The exercise
Copy each line where the word "that" occurs.

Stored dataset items
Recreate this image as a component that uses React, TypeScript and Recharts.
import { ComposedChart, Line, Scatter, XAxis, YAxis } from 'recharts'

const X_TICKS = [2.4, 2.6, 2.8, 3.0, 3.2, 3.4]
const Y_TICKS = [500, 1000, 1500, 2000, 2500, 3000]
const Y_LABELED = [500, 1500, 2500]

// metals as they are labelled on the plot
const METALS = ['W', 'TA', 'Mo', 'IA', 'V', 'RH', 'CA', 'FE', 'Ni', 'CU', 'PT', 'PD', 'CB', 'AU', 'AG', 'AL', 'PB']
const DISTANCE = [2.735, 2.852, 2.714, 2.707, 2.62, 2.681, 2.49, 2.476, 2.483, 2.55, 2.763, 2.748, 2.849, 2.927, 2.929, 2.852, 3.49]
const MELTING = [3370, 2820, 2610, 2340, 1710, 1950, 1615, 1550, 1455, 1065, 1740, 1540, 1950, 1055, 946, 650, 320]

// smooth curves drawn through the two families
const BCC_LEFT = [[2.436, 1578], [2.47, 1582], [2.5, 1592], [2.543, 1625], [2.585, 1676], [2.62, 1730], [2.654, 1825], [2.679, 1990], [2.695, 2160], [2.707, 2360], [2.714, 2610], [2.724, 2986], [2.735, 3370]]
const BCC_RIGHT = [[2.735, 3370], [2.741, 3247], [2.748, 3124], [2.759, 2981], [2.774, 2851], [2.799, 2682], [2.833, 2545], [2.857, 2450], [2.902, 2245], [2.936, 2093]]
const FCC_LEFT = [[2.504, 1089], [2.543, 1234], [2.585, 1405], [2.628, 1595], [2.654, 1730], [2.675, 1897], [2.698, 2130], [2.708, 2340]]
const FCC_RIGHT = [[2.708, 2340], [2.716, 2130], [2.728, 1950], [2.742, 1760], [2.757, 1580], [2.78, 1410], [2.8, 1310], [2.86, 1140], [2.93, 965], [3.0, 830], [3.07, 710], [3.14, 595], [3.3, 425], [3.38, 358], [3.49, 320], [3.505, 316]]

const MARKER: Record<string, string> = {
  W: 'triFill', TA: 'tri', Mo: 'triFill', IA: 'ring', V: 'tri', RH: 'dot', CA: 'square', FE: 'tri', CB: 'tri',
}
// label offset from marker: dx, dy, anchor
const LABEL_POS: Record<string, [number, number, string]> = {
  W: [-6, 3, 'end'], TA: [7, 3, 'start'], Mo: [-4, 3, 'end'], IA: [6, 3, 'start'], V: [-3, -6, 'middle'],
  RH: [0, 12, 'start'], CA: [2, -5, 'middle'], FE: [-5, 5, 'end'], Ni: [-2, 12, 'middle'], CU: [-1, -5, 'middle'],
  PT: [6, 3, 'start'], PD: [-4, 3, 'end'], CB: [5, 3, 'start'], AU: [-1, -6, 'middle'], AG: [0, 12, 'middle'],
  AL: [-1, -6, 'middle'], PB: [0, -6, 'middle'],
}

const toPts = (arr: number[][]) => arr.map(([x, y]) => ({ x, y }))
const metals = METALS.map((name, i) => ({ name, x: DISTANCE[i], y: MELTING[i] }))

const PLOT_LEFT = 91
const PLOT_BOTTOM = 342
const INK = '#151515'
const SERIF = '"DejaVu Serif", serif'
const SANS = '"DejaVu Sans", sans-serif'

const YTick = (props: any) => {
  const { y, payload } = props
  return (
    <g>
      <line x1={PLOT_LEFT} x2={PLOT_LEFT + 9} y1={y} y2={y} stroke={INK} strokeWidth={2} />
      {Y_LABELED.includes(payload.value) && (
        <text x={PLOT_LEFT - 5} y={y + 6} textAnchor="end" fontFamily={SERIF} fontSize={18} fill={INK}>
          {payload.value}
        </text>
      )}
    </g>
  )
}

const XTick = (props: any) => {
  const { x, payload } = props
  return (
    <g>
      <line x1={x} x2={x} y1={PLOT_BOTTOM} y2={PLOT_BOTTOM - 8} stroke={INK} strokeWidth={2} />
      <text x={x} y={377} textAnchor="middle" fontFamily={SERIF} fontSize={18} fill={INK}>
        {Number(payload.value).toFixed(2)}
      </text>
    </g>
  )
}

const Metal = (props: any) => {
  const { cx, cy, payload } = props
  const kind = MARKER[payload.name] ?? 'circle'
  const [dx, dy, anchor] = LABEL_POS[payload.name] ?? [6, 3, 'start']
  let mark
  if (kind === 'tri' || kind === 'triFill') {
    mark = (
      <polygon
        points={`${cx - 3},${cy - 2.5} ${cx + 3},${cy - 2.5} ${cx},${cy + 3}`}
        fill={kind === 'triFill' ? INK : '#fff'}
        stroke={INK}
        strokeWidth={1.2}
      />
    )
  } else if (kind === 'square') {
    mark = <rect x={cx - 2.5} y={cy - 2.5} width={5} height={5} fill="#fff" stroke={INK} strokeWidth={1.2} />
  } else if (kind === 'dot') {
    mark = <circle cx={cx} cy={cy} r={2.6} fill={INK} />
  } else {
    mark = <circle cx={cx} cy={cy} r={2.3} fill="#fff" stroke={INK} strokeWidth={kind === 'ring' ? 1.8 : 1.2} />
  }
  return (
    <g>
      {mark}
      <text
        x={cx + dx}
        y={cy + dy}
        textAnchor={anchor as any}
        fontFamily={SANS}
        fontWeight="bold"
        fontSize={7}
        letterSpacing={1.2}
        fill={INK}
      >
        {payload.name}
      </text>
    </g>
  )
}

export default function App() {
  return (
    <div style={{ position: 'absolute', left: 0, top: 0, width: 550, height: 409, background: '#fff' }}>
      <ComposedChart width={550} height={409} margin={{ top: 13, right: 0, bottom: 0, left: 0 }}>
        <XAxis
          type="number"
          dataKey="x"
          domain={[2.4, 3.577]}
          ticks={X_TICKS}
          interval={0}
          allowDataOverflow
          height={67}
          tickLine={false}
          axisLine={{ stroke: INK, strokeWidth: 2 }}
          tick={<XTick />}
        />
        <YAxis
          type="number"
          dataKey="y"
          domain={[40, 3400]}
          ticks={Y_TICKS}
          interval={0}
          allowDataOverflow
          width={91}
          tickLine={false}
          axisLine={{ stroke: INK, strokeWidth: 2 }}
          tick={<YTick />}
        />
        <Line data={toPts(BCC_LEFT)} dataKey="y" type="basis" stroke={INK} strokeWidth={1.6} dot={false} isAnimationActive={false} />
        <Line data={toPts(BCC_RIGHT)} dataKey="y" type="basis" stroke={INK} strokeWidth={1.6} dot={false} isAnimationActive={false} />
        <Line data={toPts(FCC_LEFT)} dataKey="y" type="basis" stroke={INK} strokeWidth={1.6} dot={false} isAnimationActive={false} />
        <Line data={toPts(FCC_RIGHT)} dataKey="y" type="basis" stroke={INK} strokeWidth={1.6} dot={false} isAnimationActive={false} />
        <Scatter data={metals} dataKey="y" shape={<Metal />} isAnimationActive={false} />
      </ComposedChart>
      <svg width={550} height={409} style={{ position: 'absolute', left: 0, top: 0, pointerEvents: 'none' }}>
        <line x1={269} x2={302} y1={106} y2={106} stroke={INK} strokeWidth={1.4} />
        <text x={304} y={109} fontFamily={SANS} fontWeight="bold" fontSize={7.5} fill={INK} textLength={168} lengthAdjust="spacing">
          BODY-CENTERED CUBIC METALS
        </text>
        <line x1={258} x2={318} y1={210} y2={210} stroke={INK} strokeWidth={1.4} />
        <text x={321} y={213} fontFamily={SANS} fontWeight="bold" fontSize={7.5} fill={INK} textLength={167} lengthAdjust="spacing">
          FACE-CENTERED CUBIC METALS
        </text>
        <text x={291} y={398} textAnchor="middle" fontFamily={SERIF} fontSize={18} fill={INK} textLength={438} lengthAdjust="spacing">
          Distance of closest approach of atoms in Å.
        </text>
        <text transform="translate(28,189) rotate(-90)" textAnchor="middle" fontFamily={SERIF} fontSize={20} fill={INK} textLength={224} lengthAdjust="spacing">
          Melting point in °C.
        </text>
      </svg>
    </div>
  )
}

---

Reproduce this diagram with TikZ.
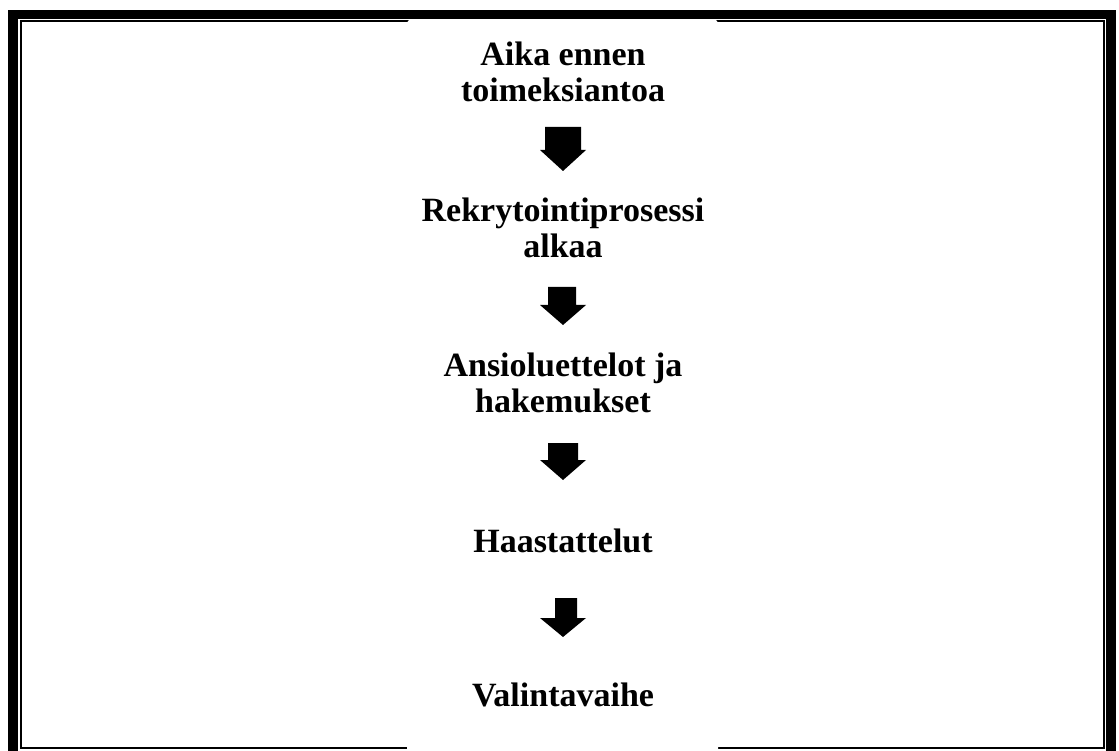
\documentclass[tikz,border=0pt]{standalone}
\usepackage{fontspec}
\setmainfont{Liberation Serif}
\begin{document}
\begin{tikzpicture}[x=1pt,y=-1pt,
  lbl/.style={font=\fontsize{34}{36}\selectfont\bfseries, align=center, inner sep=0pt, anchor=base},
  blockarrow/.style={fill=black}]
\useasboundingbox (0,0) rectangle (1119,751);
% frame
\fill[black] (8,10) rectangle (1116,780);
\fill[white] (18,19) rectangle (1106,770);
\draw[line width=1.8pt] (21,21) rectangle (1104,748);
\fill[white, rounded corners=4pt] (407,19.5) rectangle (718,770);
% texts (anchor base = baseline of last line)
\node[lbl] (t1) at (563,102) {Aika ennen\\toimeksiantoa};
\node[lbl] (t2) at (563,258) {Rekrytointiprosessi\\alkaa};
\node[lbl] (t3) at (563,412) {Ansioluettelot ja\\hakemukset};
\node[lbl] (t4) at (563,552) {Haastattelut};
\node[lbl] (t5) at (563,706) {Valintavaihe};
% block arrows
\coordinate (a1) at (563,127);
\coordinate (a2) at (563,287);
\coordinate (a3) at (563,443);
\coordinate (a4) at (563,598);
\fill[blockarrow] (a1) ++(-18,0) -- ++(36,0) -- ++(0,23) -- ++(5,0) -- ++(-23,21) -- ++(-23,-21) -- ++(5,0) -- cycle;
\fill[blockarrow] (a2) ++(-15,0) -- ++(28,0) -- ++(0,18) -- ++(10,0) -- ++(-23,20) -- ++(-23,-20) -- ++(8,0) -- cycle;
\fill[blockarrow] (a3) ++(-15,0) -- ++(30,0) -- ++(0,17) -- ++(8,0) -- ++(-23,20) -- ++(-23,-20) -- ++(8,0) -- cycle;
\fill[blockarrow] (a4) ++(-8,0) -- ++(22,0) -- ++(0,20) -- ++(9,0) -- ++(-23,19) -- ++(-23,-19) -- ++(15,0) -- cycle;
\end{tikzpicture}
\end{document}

...

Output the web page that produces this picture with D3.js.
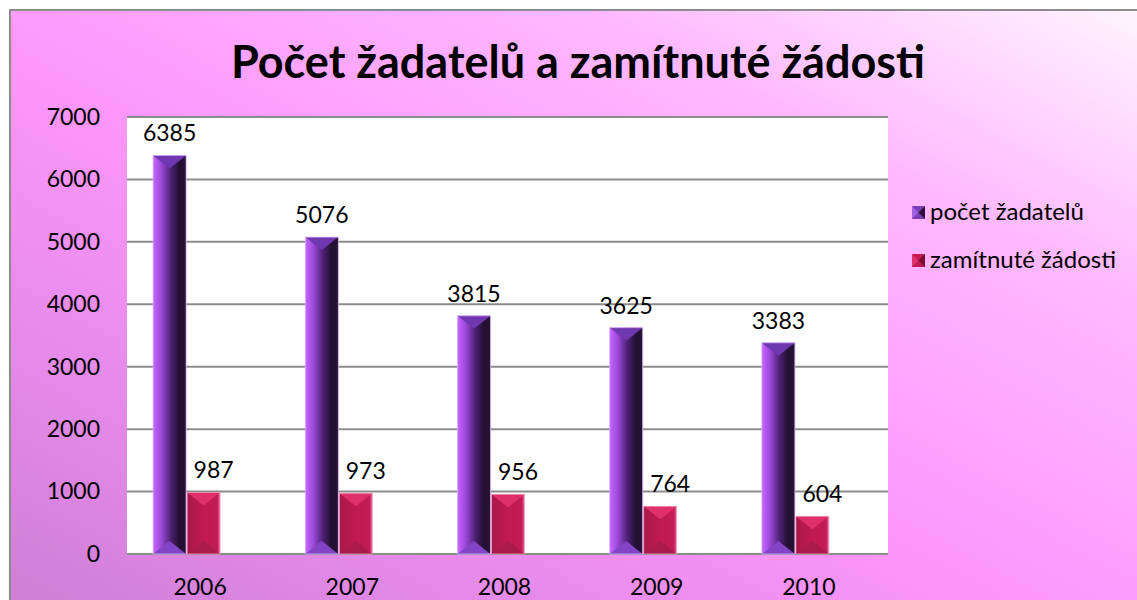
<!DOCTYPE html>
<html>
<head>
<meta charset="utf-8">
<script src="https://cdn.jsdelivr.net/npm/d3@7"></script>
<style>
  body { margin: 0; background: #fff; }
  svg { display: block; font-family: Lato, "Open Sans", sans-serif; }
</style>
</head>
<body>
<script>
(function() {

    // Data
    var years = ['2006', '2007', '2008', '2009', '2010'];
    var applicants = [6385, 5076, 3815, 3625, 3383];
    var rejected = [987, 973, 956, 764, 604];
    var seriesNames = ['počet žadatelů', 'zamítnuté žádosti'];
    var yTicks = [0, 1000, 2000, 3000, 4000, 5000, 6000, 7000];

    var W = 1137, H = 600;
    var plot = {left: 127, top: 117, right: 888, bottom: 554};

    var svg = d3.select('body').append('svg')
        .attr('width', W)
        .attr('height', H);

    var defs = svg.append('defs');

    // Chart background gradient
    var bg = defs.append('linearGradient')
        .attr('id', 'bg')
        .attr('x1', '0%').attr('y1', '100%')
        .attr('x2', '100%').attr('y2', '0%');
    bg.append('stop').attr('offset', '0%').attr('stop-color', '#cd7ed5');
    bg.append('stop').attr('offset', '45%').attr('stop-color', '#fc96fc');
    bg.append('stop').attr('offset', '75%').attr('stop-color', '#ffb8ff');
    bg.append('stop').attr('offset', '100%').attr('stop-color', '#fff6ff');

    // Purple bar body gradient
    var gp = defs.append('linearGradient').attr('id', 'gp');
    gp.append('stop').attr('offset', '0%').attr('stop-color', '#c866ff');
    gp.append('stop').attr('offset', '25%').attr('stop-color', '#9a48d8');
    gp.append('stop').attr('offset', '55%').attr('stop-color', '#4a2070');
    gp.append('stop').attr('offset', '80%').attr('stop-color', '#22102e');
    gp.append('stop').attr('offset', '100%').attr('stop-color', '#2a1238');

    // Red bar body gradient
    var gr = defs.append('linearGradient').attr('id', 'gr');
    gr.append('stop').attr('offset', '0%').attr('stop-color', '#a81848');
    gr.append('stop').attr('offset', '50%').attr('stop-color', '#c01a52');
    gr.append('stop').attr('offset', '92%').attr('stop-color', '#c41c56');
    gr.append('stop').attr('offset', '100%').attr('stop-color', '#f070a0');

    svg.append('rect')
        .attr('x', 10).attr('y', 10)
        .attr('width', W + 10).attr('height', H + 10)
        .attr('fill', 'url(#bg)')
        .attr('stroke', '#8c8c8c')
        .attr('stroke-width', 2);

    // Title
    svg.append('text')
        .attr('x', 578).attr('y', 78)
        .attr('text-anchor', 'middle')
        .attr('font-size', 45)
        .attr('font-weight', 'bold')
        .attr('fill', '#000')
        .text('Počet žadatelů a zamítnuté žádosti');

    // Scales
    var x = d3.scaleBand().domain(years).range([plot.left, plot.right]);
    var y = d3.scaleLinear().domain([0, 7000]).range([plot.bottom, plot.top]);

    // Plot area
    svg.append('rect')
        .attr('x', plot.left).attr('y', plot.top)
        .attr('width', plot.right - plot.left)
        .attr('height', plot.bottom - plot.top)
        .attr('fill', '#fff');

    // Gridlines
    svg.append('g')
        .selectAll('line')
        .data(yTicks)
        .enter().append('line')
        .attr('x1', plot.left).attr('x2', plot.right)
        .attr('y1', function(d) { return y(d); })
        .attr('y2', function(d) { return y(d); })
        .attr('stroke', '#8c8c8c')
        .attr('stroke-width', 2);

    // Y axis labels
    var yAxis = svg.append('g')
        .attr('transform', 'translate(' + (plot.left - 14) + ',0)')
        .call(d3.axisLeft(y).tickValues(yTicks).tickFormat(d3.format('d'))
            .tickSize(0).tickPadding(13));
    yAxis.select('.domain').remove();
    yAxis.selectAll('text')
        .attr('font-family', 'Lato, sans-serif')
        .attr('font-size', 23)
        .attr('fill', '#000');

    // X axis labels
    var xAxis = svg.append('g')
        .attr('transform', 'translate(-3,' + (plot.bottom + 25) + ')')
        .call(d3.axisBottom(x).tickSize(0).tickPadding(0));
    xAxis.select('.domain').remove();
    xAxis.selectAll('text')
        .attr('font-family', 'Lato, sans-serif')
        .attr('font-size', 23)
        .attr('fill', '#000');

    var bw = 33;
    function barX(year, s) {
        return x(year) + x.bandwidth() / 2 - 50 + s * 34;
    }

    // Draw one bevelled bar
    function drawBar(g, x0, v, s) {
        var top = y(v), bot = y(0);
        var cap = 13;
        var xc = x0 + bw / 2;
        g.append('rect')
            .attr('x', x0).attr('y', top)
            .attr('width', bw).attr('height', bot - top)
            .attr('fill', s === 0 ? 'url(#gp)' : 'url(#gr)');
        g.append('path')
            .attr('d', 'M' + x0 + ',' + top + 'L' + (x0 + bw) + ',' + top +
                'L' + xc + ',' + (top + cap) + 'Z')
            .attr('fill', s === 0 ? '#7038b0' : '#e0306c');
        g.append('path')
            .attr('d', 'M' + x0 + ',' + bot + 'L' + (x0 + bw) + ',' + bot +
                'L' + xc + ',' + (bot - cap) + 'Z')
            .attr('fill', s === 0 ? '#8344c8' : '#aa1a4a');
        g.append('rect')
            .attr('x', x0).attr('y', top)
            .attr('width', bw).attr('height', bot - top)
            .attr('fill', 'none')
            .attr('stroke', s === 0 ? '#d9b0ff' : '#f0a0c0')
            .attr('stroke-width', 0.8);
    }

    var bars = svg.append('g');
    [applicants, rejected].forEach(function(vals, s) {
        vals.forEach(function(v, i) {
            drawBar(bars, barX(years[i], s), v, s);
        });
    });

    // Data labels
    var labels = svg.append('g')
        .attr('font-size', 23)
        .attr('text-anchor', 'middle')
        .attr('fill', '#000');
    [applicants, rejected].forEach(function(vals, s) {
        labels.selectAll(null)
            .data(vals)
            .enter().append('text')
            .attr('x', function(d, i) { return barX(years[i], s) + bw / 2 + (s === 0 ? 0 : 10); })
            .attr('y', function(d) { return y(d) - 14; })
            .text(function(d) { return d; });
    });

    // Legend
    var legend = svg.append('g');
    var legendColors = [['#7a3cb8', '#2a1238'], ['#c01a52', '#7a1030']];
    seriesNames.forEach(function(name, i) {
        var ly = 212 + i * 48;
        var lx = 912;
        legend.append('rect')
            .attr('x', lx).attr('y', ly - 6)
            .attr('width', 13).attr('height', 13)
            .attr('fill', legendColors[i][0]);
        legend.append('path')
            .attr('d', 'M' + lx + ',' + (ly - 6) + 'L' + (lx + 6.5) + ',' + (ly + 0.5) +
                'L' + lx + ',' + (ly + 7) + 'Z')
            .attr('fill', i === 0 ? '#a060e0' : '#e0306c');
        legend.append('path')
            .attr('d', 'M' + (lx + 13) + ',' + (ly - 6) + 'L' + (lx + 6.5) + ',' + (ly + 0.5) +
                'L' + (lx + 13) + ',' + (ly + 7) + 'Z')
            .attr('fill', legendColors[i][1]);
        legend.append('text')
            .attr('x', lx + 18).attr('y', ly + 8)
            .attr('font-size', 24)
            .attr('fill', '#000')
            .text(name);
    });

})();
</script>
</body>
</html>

Result for this exercise
Recreate this image as a component that uses React, TypeScript and Recharts.
Output the web page that produces this picture with D3.js.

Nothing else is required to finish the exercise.